Ruskin argued that true Gothic did not derive entirely from papal Christianity. For him, this was evident in the almost pagan delight it exhibited in the natural world, in "the wandering of the tendril and the budding of the flower," which, in turn, prefigured the humanism of the Renaissance and the emergence of the natural sciences. Some Protestant advocates of the Gothic refused to acknowledge any debt to Rome at all. One claimed Biblical precedents for the Gothic. In his Essay on Gothic Architecture (1836), the Episcopal bishop John Henry Hopkins traced the Gothic back to Palestine and before that to the temple of Solomon. "The style in question," he asserted, "is the most ancient in the world." Medieval Roman Catholics were not the first but nearly the last to adopt it. It is amusing to imagine how such a claim would have gone down with Pugin, who once told a friend that, "after a most close and impartial investigation, I feel perfectly convinced that the Roman Catholic Church is the only true one, and the only one in which the grand and sublime style of church architecture can ever be restored."

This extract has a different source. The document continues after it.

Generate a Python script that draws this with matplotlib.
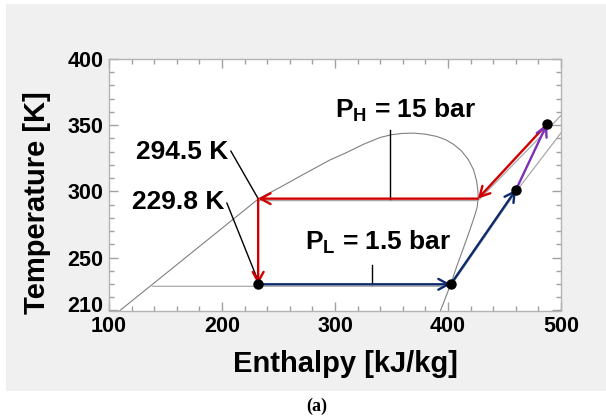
import numpy as np
import matplotlib
matplotlib.use("Agg")
import matplotlib.pyplot as plt
import matplotlib.transforms as mtransforms
from matplotlib.patches import Rectangle

plt.rcParams['font.family'] = ['Liberation Sans', 'DejaVu Sans']
plt.rcParams['font.weight'] = 'bold'
plt.rcParams['mathtext.fontset'] = 'custom'
plt.rcParams['mathtext.rm'] = 'Liberation Sans:bold'
plt.rcParams['mathtext.default'] = 'rm'

# saturation dome (enthalpy kJ/kg, temperature K)
dome_h = [109.7, 170.0, 232.5, 251.3, 266.0, 280.8, 295.0, 310.4, 325.0, 339.8,
          350.0, 360.0, 370.0, 380.0, 390.0, 398.0, 405.0, 412.0, 418.0, 422.5,
          425.3, 426.5, 426.6, 425.8, 423.0, 419.0, 414.0, 408.0, 402.4, 397.5, 393.4]
dome_T = [210.0, 251.5, 294.5, 303.0, 310.0, 316.9, 323.5, 329.4, 335.5, 340.7,
          342.8, 343.8, 344.0, 343.2, 341.5, 339.0, 335.5, 330.5, 324.0, 316.5,
          308.0, 300.0, 294.5, 288.0, 280.0, 270.0, 258.0, 244.0, 229.8, 219.0, 210.0]

# isobars
pl_h = [138.5, 402.4, 460.2, 500.0]
pl_T = [229.8, 229.8, 301.3, 345.7]
ph_h = [232.5, 426.6, 500.0]
ph_T = [294.5, 294.5, 358.8]

# cycle states
T_low = 229.8
T_high = 294.5
h1, T1 = 402.4, T_low      # evaporator exit
h2a, T2a = 460.2, 301.3    # intermediate compression point
h2, T2 = 487.6, 350.8      # compressor exit
h3a, T3a = 426.5, T_high   # saturated vapour, high side
h3, T3 = 232.0, T_high     # condenser exit
h4, T4 = 232.0, T_low      # evaporator inlet

fig = plt.figure(figsize=(6.06, 4.16), dpi=100)
fig.patch.set_facecolor('white')
fig.patches.append(Rectangle((6 / 606, 1 - 391 / 416), 1 - 6 / 606, 387 / 416,
                             transform=fig.transFigure, facecolor='#f0f0f0',
                             edgecolor='none', zorder=-10))

ax = fig.add_axes([109 / 606, 1 - 310.5 / 416, 452 / 606, 251.5 / 416])
ax.set_facecolor('white')
ax.set_xlim(100, 500)
ax.set_ylim(210, 400)

ax.plot(dome_h, dome_T, color='#808080', lw=0.8, zorder=2)
shift = mtransforms.offset_copy(ax.transData, fig=fig, x=0, y=-2, units='dots')
ax.plot(pl_h, pl_T, color='#a8a8a8', lw=0.9, transform=shift, zorder=2)
ax.plot(ph_h, ph_T, color='#a8a8a8', lw=0.9, transform=shift, zorder=2)

red = '#d00000'
blue = '#0c2a6c'
purple = '#7a30b8'
head = '->,head_length=0.55,head_width=0.3'


def arrow(p0, p1, color):
    ax.annotate('', xy=p1, xytext=p0,
                arrowprops=dict(arrowstyle=head, color=color, lw=1.7,
                                shrinkA=0, shrinkB=0, mutation_scale=13),
                zorder=4)


arrow((h2, T2), (h3a, T3a), red)
arrow((h3a, T3a), (h3, T3), red)
arrow((h3, T3), (h4, T4), red)
arrow((h4, T4), (h1, T1), blue)
arrow((h1, T1), (h2a, T2a), blue)
arrow((h2a, T2a), (h2, T2), purple)

ax.plot([h4, h1, h2a, h2], [T4, T1, T2a, T2], 'o', color='black', ms=6.5, zorder=5)

# pressure labels with leader ticks
ax.text(300, 355.8, r'P$_\mathregular{H}$ = 15 bar', fontsize=19, ha='left', va='baseline')
ax.plot([348.7, 348.7], [346.3, T_high], color='black', lw=1.0, zorder=3)
ax.text(273.5, 255.8, r'P$_\mathregular{L}$ = 1.5 bar', fontsize=19, ha='left', va='baseline')
ax.plot([332.5, 332.5], [244.7, T_low], color='black', lw=1.0, zorder=3)

# temperature labels
ax.annotate('294.5 K', xy=(h3, T3), xytext=(205.3, 324.4), fontsize=19,
            ha='right', va='baseline', annotation_clip=False,
            arrowprops=dict(arrowstyle='-', color='black', lw=1.0,
                            shrinkA=0, shrinkB=0, relpos=(1.0, 0.75)))
ax.annotate('229.8 K', xy=(h4, T4 + 2.5), xytext=(201.8, 286.7), fontsize=19,
            ha='right', va='baseline', annotation_clip=False,
            arrowprops=dict(arrowstyle='-', color='black', lw=1.0,
                            shrinkA=0, shrinkB=0, relpos=(1.0, 0.75)))

ax.set_xticks([100, 200, 300, 400, 500])
ax.set_xticks(np.arange(120, 500, 20), minor=True)
ax.set_yticks([210, 250, 300, 350, 400])
ax.set_yticks(np.arange(220, 400, 10), minor=True)
ax.tick_params(which='both', direction='in', top=True, right=True,
               color='#a0a0a0', width=1.0, labelsize=15.5, pad=4)
ax.tick_params(which='major', length=6.5)
ax.tick_params(which='minor', length=3.3)
for lab in ax.get_xticklabels() + ax.get_yticklabels():
    lab.set_fontweight('bold')
for sp in ax.spines.values():
    sp.set_color('#b4b4b4')
    sp.set_linewidth(1.0)

# lift the bottom y label a little so it clears the first x label
fig.canvas.draw()
ylab0 = ax.get_yticklabels()[0]
ylab0.set_transform(ylab0.get_transform() +
                    mtransforms.ScaledTranslation(0, 5 / 72, fig.dpi_scale_trans))

fig.text(37.5 / 606, 1 - 202.5 / 416, 'Temperature [K]', rotation=90,
         fontsize=21, ha='center', va='center')
fig.text(345 / 606, 1 - 371.7 / 416, 'Enthalpy [kJ/kg]', fontsize=21,
         ha='center', va='baseline')
fig.text(316.7 / 606, 1 - 406 / 416, '(a)', fontsize=13, ha='center', va='center',
         family='Liberation Serif', fontweight='bold')

fig.savefig('out.png', dpi=100)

Drawing on ecclesiastical, architectural, and social history, Smith has put together an incisive, thought-provoking book. For the Roman Catholics and Protestants who made the Gothic Revival possible, forms were of inestimable importance. Kenneth Clark realized this when he wrote, apropos Pugin,

The mere names of articles of church furniture were to him like choice wine to an epicure; often the point of an argument is lost while he rolls them round his tongue—"the stoups are filled to the brim; the rood is raised on high; the lamps of the sanctuary burn bright; the saintly portraitures in the glass windows shine all gloriously; and the albs hang in the oaken ambries, and the cope chests are filled with orphreyed baudekins; and pix, and pax, and chrismatory are there, and thurible and cross."

There is a kind of Paterian voluptuousness about that. But on the same subject we also have the more practical Newman, who once reminded his readers that "Forms are the very food of faith."

Edward Short is at work on a book about John Henry Newman and his contemporaries.